I bought these fabrics to craft into my own garments:
The one on the right is a houndstooth from the Islay Woollen Mill on Islay, an island off the West Coast of Scotland. Islay is famous for its peaty whiskey, my husband’s favorite. I was excited to check out the mill too and was delighted with the experience. They even gave me labels to sew into my project, because Islay wool is such a quality product.
The mill makes fabrics for Saville Row tailors in a variety of checks and colors.
The guy running the mill was quite a character. He quickly and rather incoherently explained how the mill worked and then got back to work. There was a lovely smell of wool, old wood and axle grease in the place.
The showroom was just bolts of fabrics on shelves and piled on the floor. I looked everything over and had a tough time deciding what to buy. Finally I chose the gray, black and blue houndstooth because it was so unusual and it goes well with other items in my wardrobe.
I am planning to make a jacket out of it. Because this fabric is so rare and expensive, I will definitely make a muslin first!
The Islay Woollen Mill also had a pretty shop on the first floor with all finished goods from the mill and other things. My husband bought a traditional cap:
I didn’t get any pictures of the Edinburgh Tartan Weaving Mill, but be sure to look it up online and in person if you’re there. The mill is rather hidden inside an enormous gift shop down the Royal Mile from Edinburgh Castle. The mill is in the sub-sub-basement, and the fabric shop is a floor above that.
The place specializes in traditional tartans. I chatted up the salesman and spent quite some time looking over the choices before going with this tartan, woven in the traditional “Blue Ramsay” design.
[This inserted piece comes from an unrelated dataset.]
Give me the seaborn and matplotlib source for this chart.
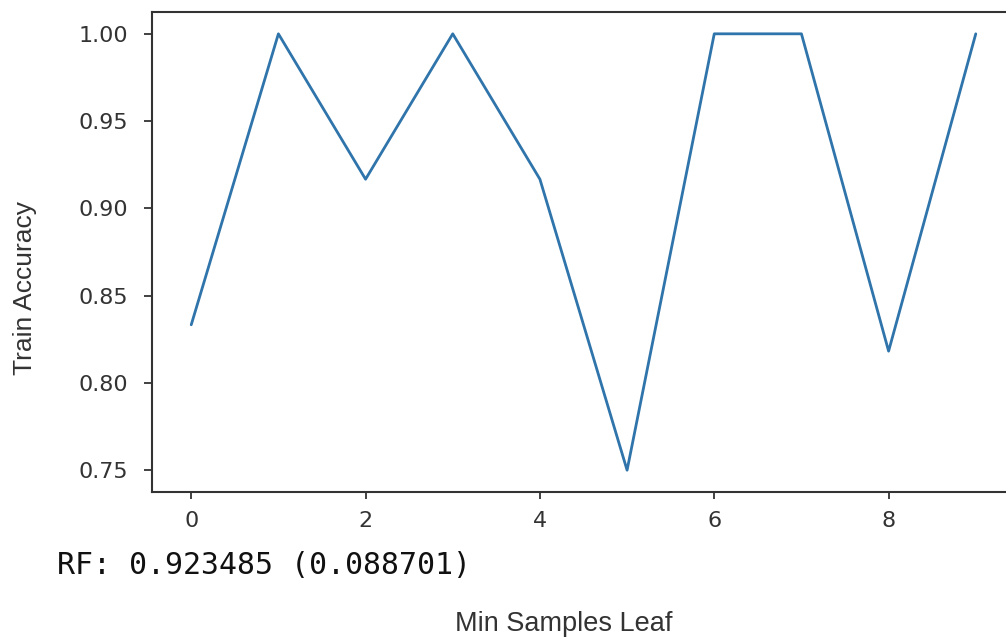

This fabric has a smoother texture and a crisper hand than the fabric from Islay, but the colorways are similar, so I know it will go with other garments in my wardrobe. I am planning to make an off-kilter kilt with it from New Look 6326. I ironed out the fit problems with the previous attempt. I like the idea of using a tartan on the bias for the overlay. I will need to figure out how to stabilize it so it doesn’t stretch out or warp.